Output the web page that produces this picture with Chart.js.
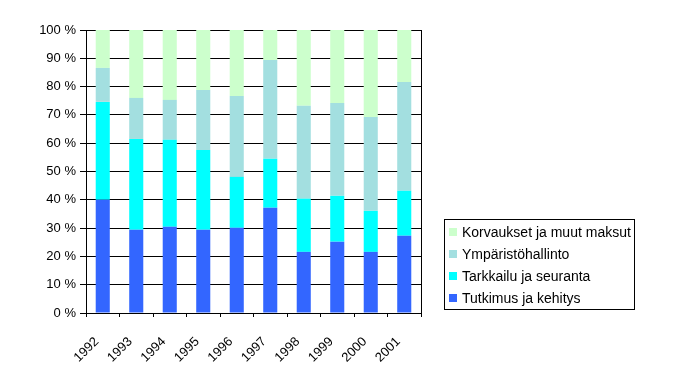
<!DOCTYPE html>
<html>
<head>
<meta charset="utf-8">
<script src="https://cdn.jsdelivr.net/npm/chart.js@4"></script>
<style>
html,body{margin:0;padding:0;background:#fff;}
#wrap{width:682px;height:381px;}
</style>
</head>
<body>
<div id="wrap"><canvas id="c" width="682" height="381"></canvas></div>
<script>
const years = ['1992','1993','1994','1995','1996','1997','1998','1999','2000','2001'];
const tutkimus = [40.0, 29.4, 30.5, 29.4, 30.1, 37.2, 21.6, 25.2, 21.6, 27.3];
const tarkkailu = [34.6, 32.1, 30.7, 28.2, 18.0, 17.3, 18.8, 16.2, 14.5, 15.9];
const hallinto = [12.0, 14.5, 14.1, 21.2, 28.6, 34.9, 32.8, 32.8, 33.2, 38.4];
const korvaukset = [13.4, 24.0, 24.7, 21.2, 23.3, 10.6, 26.8, 25.8, 30.7, 18.4];
const seriesNames = ['Tutkimus ja kehitys','Tarkkailu ja seuranta','Ympäristöhallinto','Korvaukset ja muut maksut'];
const yTicks = [0,10,20,30,40,50,60,70,80,90,100];

const FONT = '"Liberation Sans", Arial, sans-serif';
const colors = ['#3366FF','#00FFFF','#A3DFE0','#CCFFCC'];

const legendPlugin = {
  id: 'customLegend',
  afterDraw(chart) {
    const ctx = chart.ctx;
    const ca = chart.chartArea;
    ctx.save();
    ctx.strokeStyle = '#000';
    ctx.lineWidth = 1;
    ctx.beginPath();
    ctx.moveTo(Math.round(ca.right) + 0.5, ca.top);
    ctx.lineTo(Math.round(ca.right) + 0.5, ca.bottom);
    ctx.stroke();
    const bx = 444.5, by = 219.5, bw = 190, bh = 90;
    ctx.strokeRect(bx, by, bw, bh);
    ctx.font = '14px ' + FONT;
    ctx.textBaseline = 'middle';
    const ds = chart.data.datasets;
    for (let i = 0; i < ds.length; i++) {
      const d = ds[ds.length - 1 - i];
      const cy = 232 + i * 22;
      ctx.fillStyle = d.backgroundColor;
      ctx.fillRect(449, cy - 4, 8, 8);
      ctx.fillStyle = '#000';
      ctx.fillText(d.label, 462, cy + 1);
    }
    ctx.restore();
  }
};

const datasets = [tutkimus, tarkkailu, hallinto, korvaukset].map((vals, i) => ({
  label: seriesNames[i],
  data: vals,
  backgroundColor: colors[i],
  borderWidth: 0,
  barPercentage: 0.42,
  categoryPercentage: 1.0
}));

new Chart(document.getElementById('c'), {
  type: 'bar',
  data: { labels: years, datasets },
  options: {
    responsive: false,
    animation: false,
    layout: { padding: { top: 30, right: 261, left: 0, bottom: 0 } },
    plugins: { legend: { display: false }, tooltip: { enabled: false } },
    scales: {
      x: {
        stacked: true,
        grid: { display: true, drawOnChartArea: false, drawTicks: true, tickLength: 4, color: '#000', offset: true },
        border: { display: true, color: '#000' },
        ticks: { color: '#000', font: { family: FONT, size: 13 }, maxRotation: 45, minRotation: 45, padding: 17, labelOffset: -6, autoSkip: false },
        afterFit(s) { s.height = 68; }
      },
      y: {
        stacked: true,
        min: 0, max: 100,
        afterBuildTicks(s) { s.ticks = yTicks.map(v => ({ value: v })); },
        grid: { color: '#000', tickLength: 6 },
        border: { display: true, color: '#000' },
        ticks: { color: '#000', font: { family: FONT, size: 13 }, padding: 4, callback: v => v + ' %' },
        afterFit(s) { s.width = 86; }
      }
    }
  },
  plugins: [legendPlugin]
});
</script>
</body>
</html>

──────

All the lines above are to be reproduced exactly, except the pictures.

Output the web page that produces this picture with Chart.js.
<!DOCTYPE html>
<html>
<head>
<meta charset="utf-8">
<script src="https://cdn.jsdelivr.net/npm/chart.js@4"></script>
<style>
html,body{margin:0;padding:0;background:#fff;}
#wrap{width:682px;height:381px;}
</style>
</head>
<body>
<div id="wrap"><canvas id="c" width="682" height="381"></canvas></div>
<script>
const years = ['1992','1993','1994','1995','1996','1997','1998','1999','2000','2001'];
const tutkimus = [40.0, 29.4, 30.5, 29.4, 30.1, 37.2, 21.6, 25.2, 21.6, 27.3];
const tarkkailu = [34.6, 32.1, 30.7, 28.2, 18.0, 17.3, 18.8, 16.2, 14.5, 15.9];
const hallinto = [12.0, 14.5, 14.1, 21.2, 28.6, 34.9, 32.8, 32.8, 33.2, 38.4];
const korvaukset = [13.4, 24.0, 24.7, 21.2, 23.3, 10.6, 26.8, 25.8, 30.7, 18.4];
const seriesNames = ['Tutkimus ja kehitys','Tarkkailu ja seuranta','Ympäristöhallinto','Korvaukset ja muut maksut'];
const yTicks = [0,10,20,30,40,50,60,70,80,90,100];

const FONT = '"Liberation Sans", Arial, sans-serif';
const colors = ['#3366FF','#00FFFF','#A3DFE0','#CCFFCC'];

const legendPlugin = {
  id: 'customLegend',
  afterDraw(chart) {
    const ctx = chart.ctx;
    const ca = chart.chartArea;
    ctx.save();
    ctx.strokeStyle = '#000';
    ctx.lineWidth = 1;
    ctx.beginPath();
    ctx.moveTo(Math.round(ca.right) + 0.5, ca.top);
    ctx.lineTo(Math.round(ca.right) + 0.5, ca.bottom);
    ctx.stroke();
    const bx = 444.5, by = 219.5, bw = 190, bh = 90;
    ctx.strokeRect(bx, by, bw, bh);
    ctx.font = '14px ' + FONT;
    ctx.textBaseline = 'middle';
    const ds = chart.data.datasets;
    for (let i = 0; i < ds.length; i++) {
      const d = ds[ds.length - 1 - i];
      const cy = 232 + i * 22;
      ctx.fillStyle = d.backgroundColor;
      ctx.fillRect(449, cy - 4, 8, 8);
      ctx.fillStyle = '#000';
      ctx.fillText(d.label, 462, cy + 1);
    }
    ctx.restore();
  }
};

const datasets = [tutkimus, tarkkailu, hallinto, korvaukset].map((vals, i) => ({
  label: seriesNames[i],
  data: vals,
  backgroundColor: colors[i],
  borderWidth: 0,
  barPercentage: 0.42,
  categoryPercentage: 1.0
}));

new Chart(document.getElementById('c'), {
  type: 'bar',
  data: { labels: years, datasets },
  options: {
    responsive: false,
    animation: false,
    layout: { padding: { top: 30, right: 261, left: 0, bottom: 0 } },
    plugins: { legend: { display: false }, tooltip: { enabled: false } },
    scales: {
      x: {
        stacked: true,
        grid: { display: true, drawOnChartArea: false, drawTicks: true, tickLength: 4, color: '#000', offset: true },
        border: { display: true, color: '#000' },
        ticks: { color: '#000', font: { family: FONT, size: 13 }, maxRotation: 45, minRotation: 45, padding: 17, labelOffset: -6, autoSkip: false },
        afterFit(s) { s.height = 68; }
      },
      y: {
        stacked: true,
        min: 0, max: 100,
        afterBuildTicks(s) { s.ticks = yTicks.map(v => ({ value: v })); },
        grid: { color: '#000', tickLength: 6 },
        border: { display: true, color: '#000' },
        ticks: { color: '#000', font: { family: FONT, size: 13 }, padding: 4, callback: v => v + ' %' },
        afterFit(s) { s.width = 86; }
      }
    }
  },
  plugins: [legendPlugin]
});
</script>
</body>
</html>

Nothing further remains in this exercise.